What the real tradeoff looks like
Artificial hedges and natural hedges can solve the same privacy problem, but they ask the site for different things. In California, the comparison usually comes down to water, trimming, replacement cycles, and whether the hedge needs to work on day one.
Where natural hedges still make sense
Live hedges still make sense when the property already supports them well. That usually means usable soil volume, reliable irrigation, enough light, and a maintenance team that can keep up with trimming and replacement. If those conditions are in place, a planted hedge can be the right answer.
When artificial hedges are the cleaner fit
Artificial hedges are often the better choice when the project needs immediate screening, a tighter upkeep budget, or a finished edge in a place where live growth would be hard to keep consistent. That shows up on patios, roof decks, side-yard fence lines, and retrofit privacy upgrades.
What to compare before deciding
- Water use over time
- Access for trimming and cleanup
- Wind and sun exposure
- The height the project actually needs
- Whether the hedge has to match a wall, fence, or courtyard finish
If the decision is still split, start with the surface that needs the most reliable result and work backward from there.
What lowers the footprint in practice
The environmental argument gets clearer when you focus on recurring inputs instead of just the first install. A hedge that needs regular watering, trimming, pest control, and replacement can create more ongoing resource demand than a well-specified artificial system on a difficult site.

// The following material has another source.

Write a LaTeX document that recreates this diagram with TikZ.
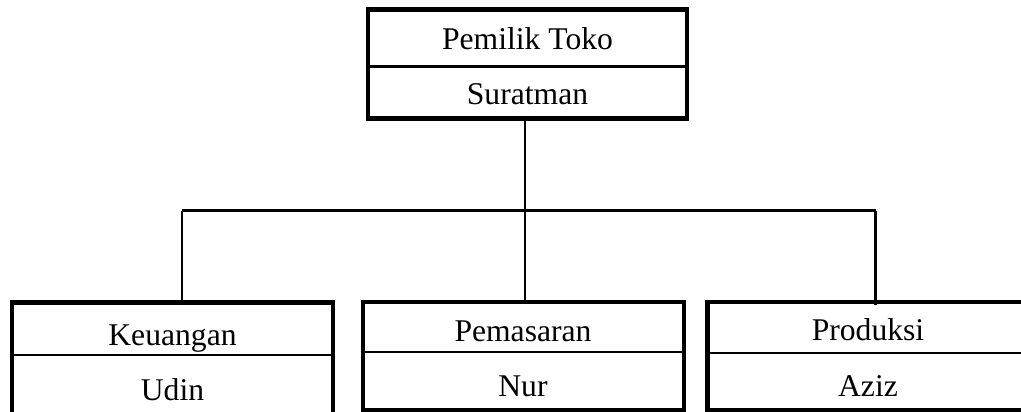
\documentclass[tikz,border=0pt]{standalone}
\usepackage{fontspec}
\setmainfont{Liberation Serif}
\usepackage{tikz}
\usetikzlibrary{positioning,calc}

\tikzset{
    kotak/.style={draw, line width=2.4pt, inner sep=0pt, minimum width=6.42cm, minimum height=2.16cm},
    sekat/.style={line width=1.3pt},
    garis/.style={line width=1.2pt},
    teks/.style={anchor=base, inner sep=0pt, font=\fontsize{18}{22}\selectfont}
}

\begin{document}
\begin{tikzpicture}[x=0.02cm, y=-0.02cm]
    \useasboundingbox (0,0) rectangle (1021,412);

    % Draw boxes
    \node[kotak, minimum width=6.38cm, minimum height=2.18cm] (pemilik) at (527.5,64) {};
    \node[kotak, minimum height=2.23cm] (keuangan) at (172.5,358.3) {};
    \node[kotak] (pemasaran) at (523.3,356) {};
    \node[kotak] (produksi) at (868,356) {};

    % Lines between title and name
    \foreach \kotak/\y in {pemilik/66.5, keuangan/355, pemasaran/352, produksi/353}
        \draw[sekat] (\kotak.west |- 0,\y) -- (\kotak.east |- 0,\y);

    % Labels
    \node[teks] (judulPemilik) at (527.5,50) {Pemilik Toko};
    \node[teks] (namaPemilik) at (527.5,105) {Suratman};
    \node[teks] (judulKeuangan) at (172.5,345) {Keuangan};
    \node[teks] (namaKeuangan) at (172.5,400) {Udin};
    \node[teks] (judulPemasaran) at (523,341.7) {Pemasaran};
    \node[teks] (namaPemasaran) at (523,396.7) {Nur};
    \node[teks] (judulProduksi) at (868,340) {Produksi};
    \node[teks] (namaProduksi) at (868,396.7) {Aziz};

    % Connectors
    \coordinate (cabangKiri) at (182,210.5);
    \coordinate (cabangTengah) at (525,210.5);
    \coordinate (cabangKanan) at (875.5,210.5);
    \draw[garis] (cabangTengah |- pemilik.south) -- (cabangTengah |- pemasaran.north);
    \draw[garis] (cabangKiri) -- (cabangKanan);
    \draw[garis] (cabangKiri) -- ([yshift=-0.1cm]cabangKiri |- keuangan.north);
    \draw[garis] (cabangKanan) -- ([yshift=-0.1cm]cabangKanan |- produksi.north);
\end{tikzpicture}
\end{document}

- Fewer irrigation runs where water is not actually supporting a planted root system
- Less replacement waste when the hedge has to hold its shape for years, not months
- More predictable upkeep on fence lines, rooftops, and other hard-to-service edges
That does not make artificial the right answer everywhere. It just means the tradeoff is usually about ongoing resource use, not style.
When a hybrid approach makes sense
Some properties do best with a mix: live planting where it thrives, artificial screening where the conditions are too tight or the upkeep burden is too high. That keeps the project honest about what each zone needs.

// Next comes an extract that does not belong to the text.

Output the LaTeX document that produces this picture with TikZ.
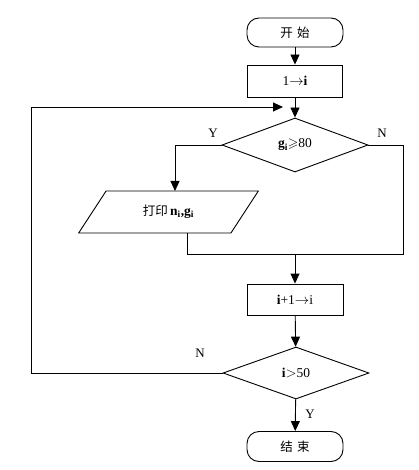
\documentclass[tikz,border=0pt]{standalone}
\usepackage{amssymb}
\usepackage{fontspec}
\setmainfont{Liberation Serif}
\newfontfamily\cjk{Noto Sans CJK SC}
\usetikzlibrary{shapes.geometric,arrows.meta}
\begin{document}
\begin{tikzpicture}[x=1pt,y=-1pt,
  line width=0.9pt,
  every node/.style={font=\fontsize{13.5}{15}\selectfont},
  arr/.style={-{Triangle[width=9pt,length=10pt]}},
  term/.style={draw,rounded corners=12pt,minimum width=96pt,minimum height=29pt,inner sep=0pt},
  proc/.style={draw,minimum width=95pt,minimum height=32pt,inner sep=0pt},
  decide/.style={draw,diamond,aspect=2.7,minimum width=146pt,minimum height=54pt,inner sep=0pt},
  io/.style={draw,trapezium,trapezium left angle=50.2,trapezium right angle=129.8,
             minimum width=181pt,minimum height=42pt,inner sep=0pt,trapezium stretches=true},
  cj/.style={font=\cjk\fontsize{12.5}{15}\selectfont},
  lbl/.style={font=\fontsize{13}{15}\selectfont}
]
\useasboundingbox (0,0) rectangle (418,470);
\node[term,cj] (start) at (295,32.5) {开\,\,始};
\node[proc] (b1) at (295,81) {1$\rightarrow$\textbf{i}};
\node[decide] (d1) at (295,145) {\textbf{g\textsubscript{i}}$\geqslant$80};
\node[io] (pr) at (168.5,212) {{\cjk\fontsize{12.5}{15}\selectfont 打印}\,\textbf{n\textsubscript{i},g\textsubscript{i}}};
\node[proc,minimum height=31pt,minimum width=96pt] (b3) at (295,299.5) {\textbf{i}+1$\rightarrow$i};
\node[decide,minimum height=52pt] (d2) at (296,373) {\textbf{i}$>$50};
\node[term,cj,minimum height=30pt] (end) at (295,446.5) {结\,\,束};

\coordinate (lt) at (31,107);
\coordinate (la) at (283,107);
\coordinate (rc) at (403,254);
\coordinate (m) at (295,254);
\coordinate (pin) at (175,191);
\coordinate (pout) at (187,233);

\draw[arr] (start) -- (b1);
\draw[arr] (b1) -- (d1);
\draw[arr] (d1.west) -| (pin);
\draw (d1.east) -| (rc) -- (rc -| pout) -- (pout);
\draw[arr] (m) -- (b3);
\draw[arr] (b3) -- (d2);
\draw[arr] (d2) -- (end);
\draw[arr] (d2.west) -| (lt) -- (la);

\node[lbl] (ly1) at (213,133) {Y};
\node[lbl] (ln1) at (382,133) {N};
\node[lbl] (ln2) at (200,353) {N};
\node[lbl] (ly2) at (310,414) {Y};
\end{tikzpicture}
\end{document}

If the privacy edge is the problem and the rest of the landscape is already working, start there. The best result is usually the one that solves the constraint without forcing the whole site into one solution.

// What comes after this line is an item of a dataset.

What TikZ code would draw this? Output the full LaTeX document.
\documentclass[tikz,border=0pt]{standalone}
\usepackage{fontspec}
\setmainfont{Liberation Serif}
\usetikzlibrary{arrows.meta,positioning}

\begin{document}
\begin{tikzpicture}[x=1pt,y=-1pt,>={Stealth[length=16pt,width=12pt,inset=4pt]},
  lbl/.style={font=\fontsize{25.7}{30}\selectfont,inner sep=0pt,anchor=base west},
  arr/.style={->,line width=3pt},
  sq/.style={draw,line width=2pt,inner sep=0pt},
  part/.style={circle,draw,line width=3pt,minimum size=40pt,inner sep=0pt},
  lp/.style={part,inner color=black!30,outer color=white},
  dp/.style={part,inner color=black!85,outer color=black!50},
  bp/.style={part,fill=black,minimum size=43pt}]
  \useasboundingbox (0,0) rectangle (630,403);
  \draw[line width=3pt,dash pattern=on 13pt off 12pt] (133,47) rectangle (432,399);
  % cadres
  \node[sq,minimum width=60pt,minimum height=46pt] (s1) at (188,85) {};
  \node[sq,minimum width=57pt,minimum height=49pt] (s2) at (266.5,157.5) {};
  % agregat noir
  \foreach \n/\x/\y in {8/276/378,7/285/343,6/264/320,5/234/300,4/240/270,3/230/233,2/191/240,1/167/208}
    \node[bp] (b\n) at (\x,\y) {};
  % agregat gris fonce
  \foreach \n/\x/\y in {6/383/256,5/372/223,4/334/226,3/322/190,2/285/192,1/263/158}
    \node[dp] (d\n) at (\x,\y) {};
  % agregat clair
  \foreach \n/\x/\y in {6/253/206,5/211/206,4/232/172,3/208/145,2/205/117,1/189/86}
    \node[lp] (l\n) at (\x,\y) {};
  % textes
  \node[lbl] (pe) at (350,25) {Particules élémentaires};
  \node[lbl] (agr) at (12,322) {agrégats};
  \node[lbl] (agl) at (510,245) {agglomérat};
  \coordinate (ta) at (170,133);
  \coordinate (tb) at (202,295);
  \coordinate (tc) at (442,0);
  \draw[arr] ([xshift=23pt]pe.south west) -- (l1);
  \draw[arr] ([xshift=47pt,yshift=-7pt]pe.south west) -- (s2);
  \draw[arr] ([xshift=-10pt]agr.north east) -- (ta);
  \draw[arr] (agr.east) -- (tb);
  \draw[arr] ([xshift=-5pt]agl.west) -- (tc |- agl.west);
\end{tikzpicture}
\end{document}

A practical California reference
The Brentwood privacy hedge installation is a good example of where the resource tradeoff becomes practical instead of theoretical. The project needed immediate screening on a finished residential property, which is exactly the kind of site where long grow-in cycles and recurring hedge upkeep can become the wrong fit. For the policy side of the conversation, the California water restrictions guide helps frame why these decisions keep coming up on local projects.